This video says about itself:
Maksim Bakiyev – most wanted in Kyrgyzstan
Maksim Bakiyev is the second son of the former Kyrgyz President Kurmanbek Bakiyev. He was born in 1977.
From the Georgian International Media Center:
Ouster of Kyrgyz autocrat appears to have upset Saakashvili
April 9, 2010 by georgiamedia
Mikheil Saakashvili appears to believe that the events in the Kyrgyz capital Bishkek, where a popular uprising following the detention of opposition politicians has seen autocratic president Kurmanbek Bakiyev flee the city, were being manipulated by Russia.
Bakiyev came to power through the so-called “Tulip Revolution” in 2005: a so-called “colour revolution” that was at least partly engineered through Georgian help, with Givi Targamadze, an MP from Georgia‘s ruling party, on hand to offer advice to the revolutionaries.
Saakashvili’s chief spindoctor, Manana Manjgaladze, yesterday, reports Civil.ge, said: “Despite denials, according to the information available for us, it is absolutely obvious that Russia is roughly interfering with Kyrgyzstan‘s internal affairs and is trying to play geopolitical games at the expense of the Kyrgyz people.”
Reports from Kyrgyzstan remain confused and it is not clear if the provisional government formed in Bishkek – under former foreign minister Roza Otunbayeva – has any real power beyond the city.
Barack Obama’s administration have rejected the idea that Otunbayeva is a Russian stooge, however: “The people that are allegedly running Kyrgyzstan – and I’m emphasising that word because it’s not clear exactly who’s in charge right now – these are all people we’ve had contact with for many years.
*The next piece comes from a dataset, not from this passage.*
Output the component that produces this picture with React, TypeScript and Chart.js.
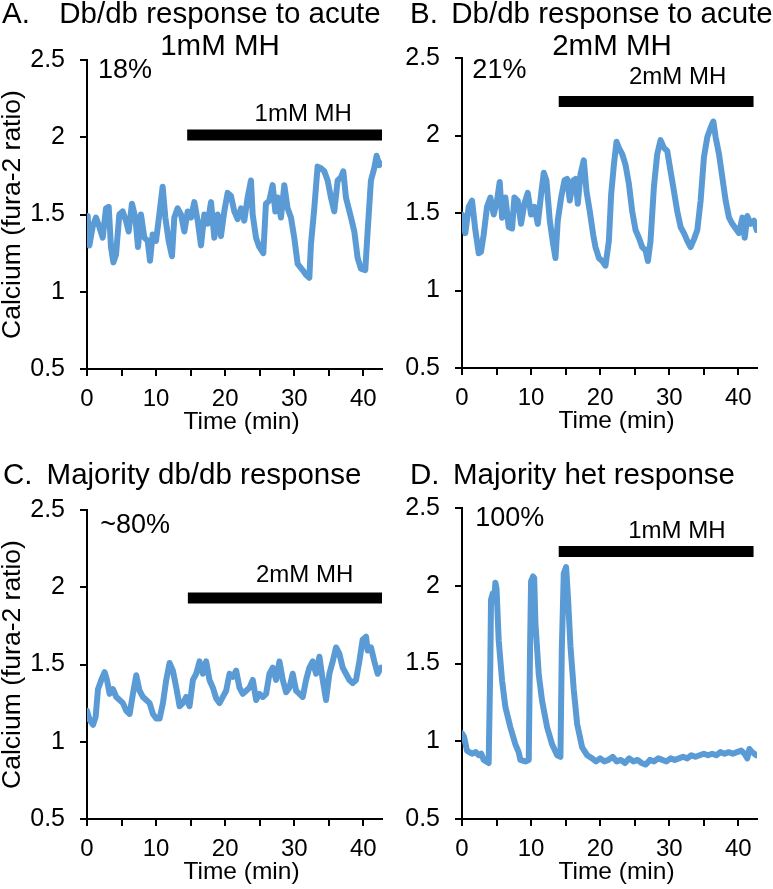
import React, { useEffect, useRef } from 'react';
import { Chart, registerables } from 'chart.js';

Chart.register(...registerables);

const FONT = '"Liberation Sans", Arial, Helvetica, sans-serif';

// ---- axes ----
const X_MAX = 42.7;
const X_TICKS = [0, 5, 10, 15, 20, 25, 30, 35, 40];
const X_LABELED = [0, 10, 20, 30, 40];
const Y_TICKS = [0.5, 1, 1.5, 2, 2.5];
const X_TITLE = 'Time (min)';
const Y_TITLE = 'Calcium (fura-2 ratio)';

// ---- panel A: db/db, acute 1mM MH ----
const timeA = [0.1, 0.34, 0.82, 1.3, 1.78, 2.27, 2.75, 3.14, 3.47, 3.81, 4.2, 4.68, 5.16, 5.64, 6.03, 6.51, 7.0, 7.38, 7.81, 8.3, 8.78, 9.12, 9.5, 9.99, 10.47, 10.95, 11.34, 11.82, 12.3, 12.64, 13.12, 13.6, 14.09, 14.57, 15.05, 15.53, 16.02, 16.5, 16.98, 17.46, 17.95, 18.43, 18.91, 19.39, 19.87, 20.36, 20.84, 21.32, 21.8, 22.29, 22.77, 23.25, 23.73, 23.98, 24.46, 24.94, 25.52, 25.9, 26.39, 26.87, 27.26, 27.6, 28.07, 28.56, 29.04, 29.52, 30.0, 30.49, 31.21, 31.69, 32.18, 32.42, 32.9, 33.38, 33.86, 34.35, 34.83, 35.31, 35.79, 36.28, 36.76, 37.1, 37.48, 38.21, 38.69, 39.17, 39.65, 40.28, 40.62, 41.1, 41.58, 41.92, 42.31, 42.55];
const ratioA = [1.49, 1.30, 1.42, 1.48, 1.42, 1.35, 1.54, 1.55, 1.29, 1.19, 1.24, 1.50, 1.52, 1.46, 1.39, 1.57, 1.48, 1.29, 1.50, 1.35, 1.33, 1.20, 1.37, 1.33, 1.50, 1.68, 1.48, 1.33, 1.23, 1.48, 1.54, 1.50, 1.39, 1.52, 1.48, 1.58, 1.46, 1.30, 1.50, 1.44, 1.58, 1.35, 1.50, 1.36, 1.52, 1.64, 1.62, 1.52, 1.47, 1.54, 1.46, 1.61, 1.72, 1.50, 1.35, 1.29, 1.25, 1.57, 1.59, 1.69, 1.52, 1.61, 1.48, 1.69, 1.54, 1.48, 1.35, 1.18, 1.14, 1.11, 1.09, 1.31, 1.54, 1.81, 1.80, 1.78, 1.72, 1.61, 1.52, 1.72, 1.74, 1.78, 1.61, 1.48, 1.39, 1.22, 1.15, 1.14, 1.39, 1.72, 1.80, 1.88, 1.82, 1.83];

// ---- panel B: db/db, acute 2mM MH ----
const timeB = [0, 0.48, 0.97, 1.45, 1.93, 2.42, 2.75, 3.14, 3.62, 4.11, 4.59, 5.07, 5.46, 5.8, 6.28, 6.76, 7.25, 7.58, 8.07, 8.55, 9.03, 9.52, 10.0, 10.48, 10.97, 11.45, 11.84, 12.22, 12.71, 13.19, 13.53, 13.86, 14.35, 14.83, 15.22, 15.6, 16.09, 16.43, 16.76, 17.15, 17.63, 18.02, 18.5, 18.99, 19.32, 19.81, 20.29, 20.77, 21.26, 21.59, 21.98, 22.37, 22.71, 23.19, 23.67, 24.15, 24.64, 25.12, 25.6, 26.09, 26.57, 26.91, 27.29, 27.78, 28.26, 28.74, 29.23, 29.71, 30.19, 30.68, 31.16, 31.64, 32.13, 32.61, 33.09, 33.57, 34.06, 34.54, 35.02, 35.51, 35.99, 36.38, 36.71, 37.2, 37.68, 38.16, 38.65, 39.13, 39.61, 40.1, 40.58, 40.92, 41.3, 41.79, 42.27, 42.66];
const ratioB = [1.49, 1.37, 1.54, 1.58, 1.39, 1.24, 1.25, 1.36, 1.54, 1.60, 1.49, 1.58, 1.70, 1.47, 1.60, 1.41, 1.40, 1.60, 1.58, 1.43, 1.56, 1.63, 1.49, 1.54, 1.43, 1.62, 1.76, 1.71, 1.45, 1.30, 1.21, 1.45, 1.60, 1.71, 1.72, 1.58, 1.71, 1.72, 1.56, 1.75, 1.84, 1.64, 1.51, 1.36, 1.28, 1.21, 1.19, 1.16, 1.32, 1.62, 1.81, 1.96, 1.92, 1.88, 1.81, 1.69, 1.51, 1.39, 1.34, 1.28, 1.26, 1.19, 1.32, 1.67, 1.88, 1.97, 1.92, 1.90, 1.77, 1.64, 1.51, 1.41, 1.37, 1.32, 1.28, 1.33, 1.39, 1.58, 1.86, 1.99, 2.05, 2.09, 1.99, 1.88, 1.73, 1.58, 1.47, 1.43, 1.40, 1.37, 1.47, 1.34, 1.48, 1.43, 1.45, 1.39];

// ---- panel C: majority db/db ----
const timeC = [0, 0.39, 0.87, 1.25, 1.59, 2.07, 2.55, 2.89, 3.28, 3.76, 4.24, 4.72, 5.2, 5.69, 6.17, 6.65, 7.13, 7.61, 8.1, 8.58, 9.06, 9.54, 10.02, 10.51, 10.99, 11.47, 11.95, 12.43, 12.92, 13.4, 13.88, 14.36, 14.84, 15.33, 15.81, 16.29, 16.77, 17.25, 17.73, 18.22, 18.7, 19.18, 19.66, 20.14, 20.63, 21.11, 21.59, 22.07, 22.55, 23.04, 23.52, 24.0, 24.48, 24.96, 25.45, 25.93, 26.41, 26.89, 27.37, 27.86, 28.34, 28.82, 29.3, 29.78, 30.27, 30.75, 31.23, 31.71, 32.19, 32.67, 33.16, 33.64, 34.12, 34.6, 35.08, 35.57, 36.05, 36.53, 37.01, 37.49, 37.98, 38.46, 38.94, 39.42, 39.9, 40.39, 40.63, 41.11, 41.59, 42.07, 42.55];
const ratioC = [1.20, 1.14, 1.11, 1.16, 1.34, 1.40, 1.45, 1.40, 1.31, 1.34, 1.29, 1.27, 1.25, 1.20, 1.18, 1.31, 1.43, 1.33, 1.29, 1.27, 1.25, 1.18, 1.15, 1.15, 1.25, 1.40, 1.51, 1.46, 1.35, 1.23, 1.25, 1.29, 1.23, 1.40, 1.44, 1.52, 1.44, 1.52, 1.40, 1.35, 1.28, 1.25, 1.29, 1.33, 1.44, 1.42, 1.46, 1.35, 1.31, 1.33, 1.35, 1.40, 1.27, 1.31, 1.29, 1.31, 1.44, 1.48, 1.40, 1.52, 1.40, 1.32, 1.35, 1.44, 1.33, 1.31, 1.29, 1.40, 1.48, 1.52, 1.44, 1.55, 1.40, 1.27, 1.44, 1.52, 1.61, 1.57, 1.48, 1.44, 1.40, 1.38, 1.40, 1.52, 1.66, 1.68, 1.59, 1.61, 1.52, 1.44, 1.48];

// ---- panel D: majority het ----
const timeD = [0, 0.29, 0.72, 1.45, 2.0, 2.42, 2.8, 3.14, 3.5, 3.86, 4.1, 4.2, 4.44, 4.65, 4.83, 5.0, 5.31, 5.8, 6.28, 7.0, 7.73, 8.2, 8.45, 9.18, 9.66, 9.85, 10.0, 10.29, 10.45, 10.63, 11.11, 11.59, 12.32, 13.04, 13.77, 14.25, 14.45, 14.73, 15.07, 15.36, 15.7, 16.18, 16.67, 17.39, 18.12, 18.84, 19.4, 20.0, 20.6, 21.2, 21.8, 22.4, 23.0, 23.6, 24.2, 24.8, 25.4, 26.0, 26.6, 27.2, 27.8, 28.4, 29.0, 29.6, 30.2, 30.8, 31.4, 32.0, 32.6, 33.2, 33.8, 34.4, 35.0, 35.6, 36.2, 36.8, 37.4, 38.0, 38.6, 39.2, 39.8, 40.4, 40.9, 41.3, 41.6, 42.0, 42.3, 42.6];
const ratioD = [1.05, 1.03, 0.94, 0.92, 0.93, 0.91, 0.92, 0.88, 0.87, 0.86, 1.50, 1.91, 1.95, 1.90, 2.02, 1.98, 1.65, 1.39, 1.22, 1.09, 0.98, 0.93, 0.88, 0.87, 0.88, 1.60, 2.03, 2.06, 2.05, 1.76, 1.43, 1.26, 1.09, 0.98, 0.91, 0.90, 1.60, 2.08, 2.12, 1.91, 1.61, 1.33, 1.11, 0.96, 0.91, 0.89, 0.87, 0.89, 0.87, 0.88, 0.90, 0.87, 0.88, 0.86, 0.89, 0.87, 0.88, 0.86, 0.85, 0.88, 0.87, 0.89, 0.88, 0.87, 0.89, 0.88, 0.89, 0.90, 0.89, 0.91, 0.90, 0.91, 0.92, 0.91, 0.92, 0.91, 0.93, 0.92, 0.93, 0.92, 0.93, 0.94, 0.92, 0.89, 0.95, 0.93, 0.92, 0.91];

// ---- treatment bars & labels ----
const barStart = [14.5, 14.0, 14.6, 14.0];
const barEnd = [42.7, 42.2, 42.7, 42.2];
const barLevel = [2.015, 2.22, 1.93, 2.22];
const barLabels = ['1mM MH', '2mM MH', '2mM MH', '1mM MH'];
const percentLabels = ['18%', '21%', '~80%', '100%'];
const panelLetters = ['A.', 'B.', 'C.', 'D.'];
const panelTitles = [
  ['Db/db response to acute', '1mM MH'],
  ['Db/db response to acute', '2mM MH'],
  ['Majority db/db response'],
  ['Majority het response'],
];

const SERIES = [
  { t: timeA, v: ratioA },
  { t: timeB, v: ratioB },
  { t: timeC, v: ratioC },
  { t: timeD, v: ratioD },
];

// ---- layout (pixels) ----
const LAYOUT = [
  { left: 0, top: 0, w: 386, h: 445, area: { l: 87, r: 382, t: 60, b: 369 }, letterX: 2, titleX: 220, titleY: 23, yTitle: true, pct: [1.6, 2.43], lab: [31.3, 2.15] },
  { left: 386, top: 0, w: 387, h: 445, area: { l: 76, r: 371, t: 58, b: 368 }, letterX: 24, titleX: 226, titleY: 23, yTitle: false, pct: [1.5, 2.42], lab: [31.2, 2.375] },
  { left: 0, top: 445, w: 386, h: 444, area: { l: 87, r: 382, t: 65, b: 374 }, letterX: 3, titleX: 204, titleY: 39, yTitle: true, pct: [1.9, 2.4], lab: [31.5, 2.076] },
  { left: 386, top: 445, w: 387, h: 444, area: { l: 76, r: 371, t: 63, b: 374 }, letterX: 24, titleX: 208, titleY: 39, yTitle: false, pct: [1.9, 2.43], lab: [31.1, 2.35] },
];

const LINE_COLOR = '#5B9BD5';
const TITLE_SIZE = 29.5;
const TITLE_GAP = 32;

function makeTextPlugin(i: number) {
  const L = LAYOUT[i];
  return {
    id: 'panelText' + i,
    afterDraw(chart: any) {
      const { ctx, chartArea: a, scales } = chart;
      const xs = scales.x;
      const ys = scales.y;
      ctx.save();
      ctx.fillStyle = '#000';
      // panel title
      ctx.font = `${TITLE_SIZE}px ${FONT}`;
      ctx.textBaseline = 'alphabetic';
      ctx.textAlign = 'left';
      ctx.fillText(panelLetters[i], L.letterX, L.titleY);
      ctx.textAlign = 'center';
      panelTitles[i].forEach((line, k) => ctx.fillText(line, L.titleX, L.titleY + k * TITLE_GAP));
      // percentage
      ctx.font = `27px ${FONT}`;
      ctx.textAlign = 'left';
      ctx.textBaseline = 'middle';
      ctx.fillText(percentLabels[i], xs.getPixelForValue(L.pct[0]), ys.getPixelForValue(L.pct[1]));
      // bar label
      ctx.font = `24px ${FONT}`;
      ctx.textAlign = 'center';
      ctx.fillText(barLabels[i], xs.getPixelForValue(L.lab[0]), ys.getPixelForValue(L.lab[1]));
      // x axis title
      ctx.font = `24.5px ${FONT}`;
      ctx.textBaseline = 'alphabetic';
      ctx.fillText(X_TITLE, (a.left + a.right) / 2 + 7, a.bottom + 60);
      // y axis title
      if (L.yTitle) {
        ctx.font = `26.5px ${FONT}`;
        ctx.translate(13, (a.top + a.bottom) / 2);
        ctx.rotate(-Math.PI / 2);
        ctx.textBaseline = 'middle';
        ctx.fillText(Y_TITLE, 0, 0);
      }
      ctx.restore();
    },
  };
}

function Panel({ index }: { index: number }) {
  const ref = useRef<HTMLCanvasElement>(null);
  const L = LAYOUT[index];
  useEffect(() => {
    const s = SERIES[index];
    const trace = s.t.map((t, k) => ({ x: t, y: s.v[k] }));
    const bar = [
      { x: barStart[index], y: barLevel[index] },
      { x: barEnd[index], y: barLevel[index] },
    ];
    const chart = new Chart(ref.current as HTMLCanvasElement, {
      type: 'line',
      data: {
        datasets: [
          {
            data: trace,
            borderColor: LINE_COLOR,
            borderWidth: 6,
            pointRadius: 0,
            tension: 0,
            borderJoinStyle: 'round',
            borderCapStyle: 'round',
          },
          {
            data: bar,
            borderColor: '#000',
            borderWidth: 11,
            pointRadius: 0,
            borderCapStyle: 'butt',
          },
        ],
      },
      options: {
        animation: false,
        responsive: false,
        events: [],
        layout: { padding: { left: 0, top: L.area.t, right: L.w - L.area.r, bottom: 0 } },
        plugins: { legend: { display: false }, tooltip: { enabled: false }, title: { display: false } },
        scales: {
          x: {
            type: 'linear',
            min: 0,
            max: X_MAX,
            afterBuildTicks: (sc: any) => { sc.ticks = X_TICKS.map((v) => ({ value: v })); },
            afterFit: (sc: any) => { sc.height = L.h - L.area.b; },
            ticks: {
              color: '#000',
              font: { family: FONT, size: 24 },
              padding: 9,
              maxRotation: 0,
              autoSkip: false,
              callback: (v: any) => (X_LABELED.includes(Number(v)) ? String(v) : ''),
            },
            grid: { drawOnChartArea: false, drawTicks: true, tickLength: 7, color: '#000', lineWidth: 2 },
            border: { display: true, color: '#000', width: 2 },
          },
          y: {
            type: 'linear',
            min: 0.5,
            max: 2.5,
            afterBuildTicks: (sc: any) => { sc.ticks = Y_TICKS.map((v) => ({ value: v })); },
            afterFit: (sc: any) => { sc.width = L.area.l; },
            ticks: {
              color: '#000',
              font: { family: FONT, size: 25 },
              padding: 15,
              autoSkip: false,
              callback: (v: any) => String(v),
            },
            grid: { drawOnChartArea: false, drawTicks: true, tickLength: 7, color: '#000', lineWidth: 2 },
            border: { display: true, color: '#000', width: 2 },
          },
        },
      },
      plugins: [makeTextPlugin(index)],
    } as any);
    return () => chart.destroy();
  }, [index]);
  return (
    <canvas
      ref={ref}
      width={L.w}
      height={L.h}
      style={{ position: 'absolute', left: L.left, top: L.top, width: L.w, height: L.h }}
    />
  );
}

export default function App() {
  return (
    <div style={{ position: 'absolute', left: 0, top: 0, width: 773, height: 889, background: '#fff', overflow: 'hidden' }}>
      {[0, 1, 2, 3].map((i) => (
        <Panel key={i} index={i} />
      ))}
    </div>
  );
}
This is not some anti-American coup. That we know for sure. And this is not a sponsored-by-the-Russian coup. I’ve heard some reports of that. There’s just no evidence of that as yet,” said White House advisor Michael McFaul.
The revolt came after unpopular price rises were matched by the seizure of opposition, social democratic, activists.
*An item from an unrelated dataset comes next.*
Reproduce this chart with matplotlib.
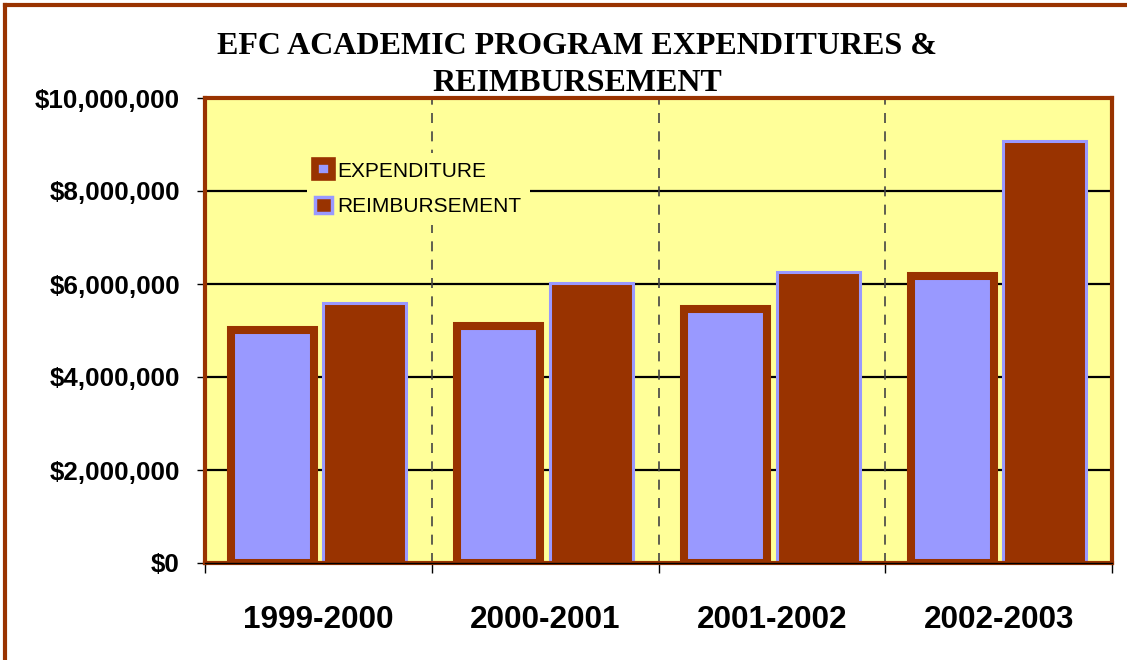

Kyrgyzstan‘s new government has confirmed that it will renationalise strategically important firms and cancel deeply unpopular utility rate increases.
Kyrgyzstan’s interim government hosted a state funeral today to commemorate those killed in protests earlier this week: here.
U.S. base in Kyrgyzstan diverts passenger flights
Sat Apr 10, 2010 7:26am IST
BISHKEK (Reuters) – The U.S. military on Friday reversed a decision to resume normal operations at its base in Kyrgyzstan, diverting all military passenger flights elsewhere and restricting cargo flights, officials said.
The fate of Manas air base, a central cog in the U.S. war effort in Afghanistan, has been in question since an uprising on Wednesday that forced the president to flee the capital, Bishkek.
The new Kyrgyz leadership has said it might shorten the U.S. lease on the base.
Earlier on Friday, Manas spokesman Major Rickardo Bodden told Reuters the base was again operating normally. But the U.S. military’s Central Command, which oversees the base, said later in the day that all military passenger flights had been suspended and cargo flights were not guaranteed.
It did not explain its decision.
“While normal flight operations at Manas were resumed on Friday afternoon, the decision was made Friday evening to temporarily divert military passenger transport flights,” a Central Command spokesman said.
“Decisions on conducting other, non-passenger-related, flight operations from the base will be made on a case-by-case basis.”
A U.S. official, speaking on condition of anonymity, said it was a security-related decision made by the base commander on the ground at Manas.
Personnel at Manas have not been allowed to leave the base since deadly clashes erupted on Wednesday.
Pentagon officials say Manas is key to the war effort against the Taliban, allowing round-the-clock flights in and out of neighboring Afghanistan with about 50,000 troops passing through the base last month alone.
The fate of the base is being watched closely for signs of whether the new government will foster closer ties to the United States or Russia, which considers Kyrgyzstan part of its sphere of influence.
A senior Russian official on Thursday called for the Manas base to be closed.
Still, the uprising may simply lead to fresh haggling over the air base, which has provided a lucrative source of income to Kyrgyzstan’s governments.